Cope councillor Rosie Ludick urged communities to work in partnership with their councillors.

“It is during community meetings that people are afforded an opportunity to give their mandate to their councillor. The councillor has to take the mandate of the people to council. Many times meetings are called by ward councillors but only a few community members show up. We will fail as councillors if people do not attend meetings,” said Ludick.

EFF councillor Frances Thulo accused former local political leaders of instigating community members to protest against those who are currently in power.

“The ANC has lost some wards to the opposition parties. Some disgruntled ANC members are curbing current councillors from doing their job. When councillors call a community meeting then the meetings are interrupted. The councillor faces further challenges in the council as some administrators refuse to work with the councillor. This results in community members accusing the councillors of not doing their work,” said Thulo.

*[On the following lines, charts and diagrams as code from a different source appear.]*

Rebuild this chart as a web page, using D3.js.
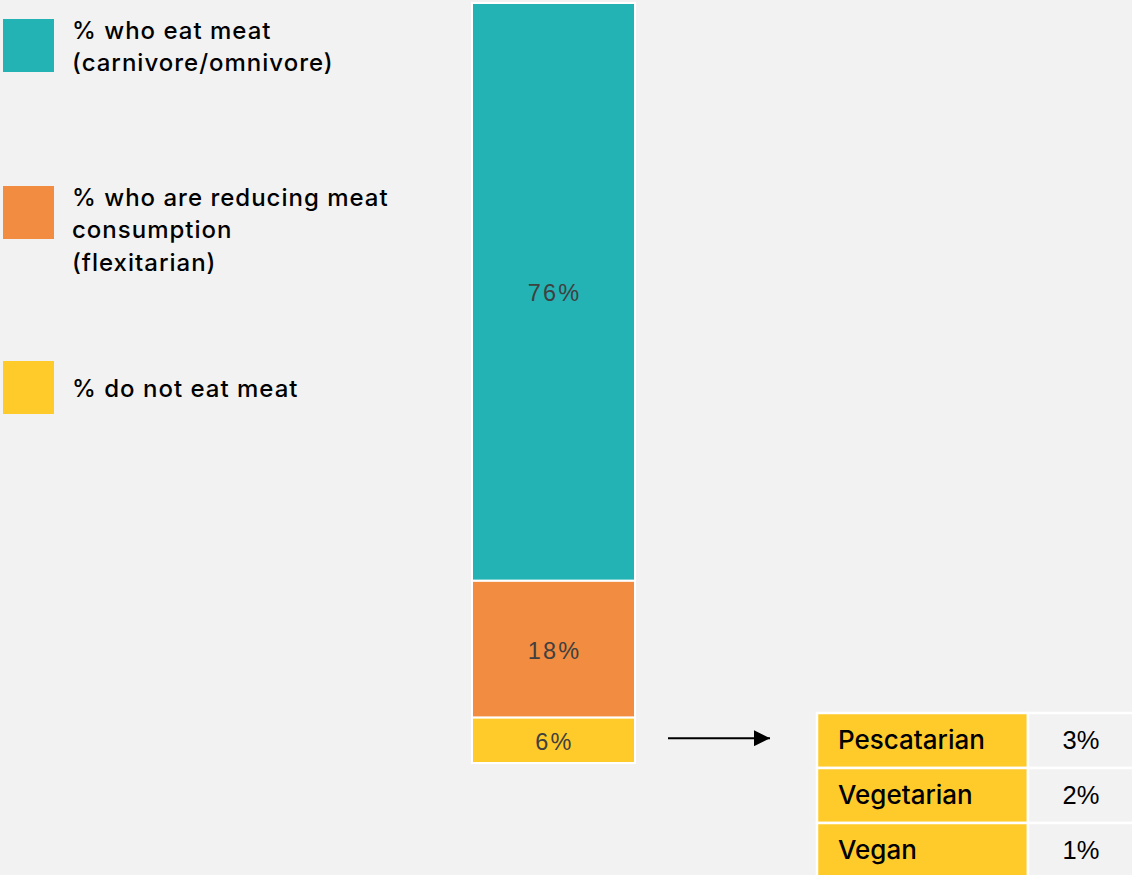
<!DOCTYPE html>
<html>
<head>
<meta charset="utf-8">
<script src="https://cdn.jsdelivr.net/npm/d3@7"></script>
<style>
  html, body { margin: 0; padding: 0; background: #f2f2f2; }
  svg { display: block; }
</style>
</head>
<body>
<svg id="chart" width="1132" height="875"></svg>
<script>
// Diet groups, stacked from the bottom up
const groups = ["% do not eat meat", "% who are reducing meat consumption (flexitarian)", "% who eat meat (carnivore/omnivore)"];
const groupValues = [6, 18, 76];
const groupColors = ["#ffcb2b", "#f28c40", "#23b3b5"];

// Legend entries (top to bottom) with their wrapped lines
const legendLines = [
  ["% who eat meat", "(carnivore/omnivore)"],
  ["% who are reducing meat", "consumption", "(flexitarian)"],
  ["% do not eat meat"]
];
const legendColors = ["#23b3b5", "#f28c40", "#ffcb2b"];

// Breakdown of the non-meat-eaters
const subTypes = ["Pescatarian", "Vegetarian", "Vegan"];
const subValues = [3, 2, 1];

const svg = d3.select("#chart");
const bg = "#f2f2f2";
const labelFont = "'Liberation Sans', Arial, Helvetica, sans-serif";
const textFont = "Inter, 'Noto Sans', sans-serif";

// ---- stacked bar ----
const y = d3.scaleLinear().domain([0, 100]).range([763, 3]);
const barX = 472, barW = 163;

let acc = 0;
const segs = groupValues.map((v, i) => {
  const s = { name: groups[i], v, y0: acc, y1: acc + v, color: groupColors[i] };
  acc += v;
  return s;
});

const bar = svg.append("g");
bar.selectAll("rect")
  .data(segs)
  .join("rect")
  .attr("x", barX)
  .attr("width", barW)
  .attr("y", d => y(d.y1))
  .attr("height", d => y(d.y0) - y(d.y1))
  .attr("fill", d => d.color)
  .attr("stroke", "#ffffff")
  .attr("stroke-width", 2);

bar.selectAll("text")
  .data(segs)
  .join("text")
  .attr("x", barX + barW / 2 + 1)
  .attr("y", d => (y(d.y0) + y(d.y1)) / 2 + 9.5)
  .attr("text-anchor", "middle")
  .attr("font-family", labelFont)
  .attr("font-size", 23.5)
  .attr("letter-spacing", 2.2)
  .attr("fill", "#404040")
  .text(d => d.v + "%");

// ---- legend ----
const legendTops = [19, 186, 361];
const legendBaselines = [38.5, 205.5, 397];
const legend = svg.append("g");
legendLines.forEach((lines, i) => {
  legend.append("rect")
    .attr("x", 3).attr("y", legendTops[i])
    .attr("width", 51).attr("height", 53)
    .attr("fill", legendColors[i]);
  const t = legend.append("text")
    .attr("x", 72)
    .attr("y", legendBaselines[i])
    .attr("font-family", textFont)
    .attr("font-size", 24)
    .attr("font-weight", 500)
    .attr("letter-spacing", 1.0)
    .attr("fill", "#000");
  lines.forEach((ln, j) => {
    t.append("tspan").attr("x", 72).attr("dy", j === 0 ? 0 : 32.5).text(ln);
  });
});

// ---- arrow ----
const defs = svg.append("defs");
defs.append("marker")
  .attr("id", "arrowhead")
  .attr("viewBox", "0 0 10 10")
  .attr("refX", 10).attr("refY", 5)
  .attr("markerWidth", 8).attr("markerHeight", 8)
  .attr("markerUnits", "strokeWidth")
  .attr("orient", "auto")
  .append("path").attr("d", "M0,0 L10,5 L0,10 Z").attr("fill", "#000");

const arrowY = (y(0) + y(groupValues[0])) / 2 - 2;
svg.append("line")
  .attr("x1", 668).attr("x2", 770)
  .attr("y1", arrowY).attr("y2", arrowY)
  .attr("stroke", "#000").attr("stroke-width", 2)
  .attr("marker-end", "url(#arrowhead)");

// ---- breakdown table ----
const rowY = d3.scaleBand().domain(subTypes).range([713, 878]).paddingInner(0);
const table = svg.append("g");
const rows = table.selectAll("g")
  .data(subTypes.map((s, i) => ({ s, v: subValues[i] })))
  .join("g")
  .attr("transform", d => `translate(0,${rowY(d.s)})`);

rows.append("rect")
  .attr("x", 817).attr("y", 0)
  .attr("width", 211).attr("height", rowY.bandwidth())
  .attr("fill", "#ffcb2b")
  .attr("stroke", "#ffffff").attr("stroke-width", 2.5);

rows.append("rect")
  .attr("x", 1028).attr("y", 0)
  .attr("width", 110).attr("height", rowY.bandwidth())
  .attr("fill", bg)
  .attr("stroke", "#ffffff").attr("stroke-width", 2.5);

rows.append("text")
  .attr("x", 838)
  .attr("y", 35.5)
  .attr("font-family", textFont)
  .attr("font-size", 26)
  .attr("font-weight", 500)
  .attr("fill", "#000")
  .text(d => d.s);

rows.append("text")
  .attr("x", 1081)
  .attr("y", 35.5)
  .attr("text-anchor", "middle")
  .attr("font-family", labelFont)
  .attr("font-size", 25.5)
  .attr("fill", "#000")
  .text(d => d.v + "%");
</script>
</body>
</html>
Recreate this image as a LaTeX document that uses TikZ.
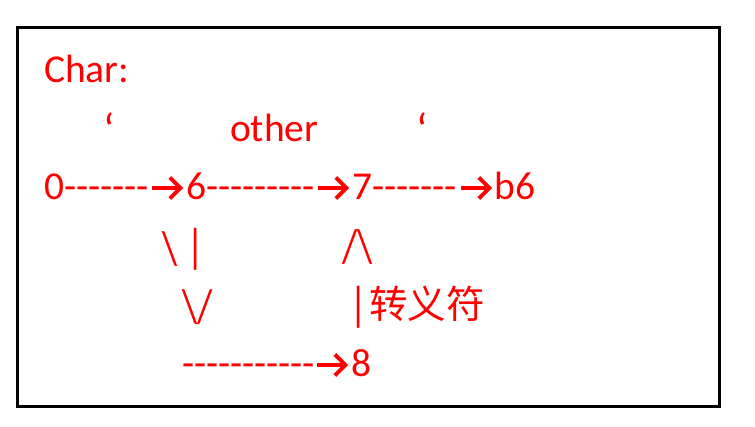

Meanwhile, ANC provincial secretary Deshi Ngxanga said that the party will this week visit all the affected communities.

“The ANC in the Province will in the coming week meet with the affected communities, together with the regional leadership and officials from the municipalities, to attend to the concerns raised by the respective affected communities,” said Ngxanga yesterday.

“We, however, condemn in the strongest terms the use of violence and other unlawful measures to highlight the concerns and complaints of communities. Our democratic state has created legal institutions and platforms to address community concerns and complaints. We encourage communities to make use of these platforms,” added Ngxanga.

Calm was restored to Kimberley by Friday after Sol Plaatje executive mayor Mangaliso Matika indicated that he will meet with some communities today.

The spokesperson for the mayor, George Mosimane, said that a scheduled meeting with representatives from Lerato Park, Jacksonville and ward six will be held with Matika today.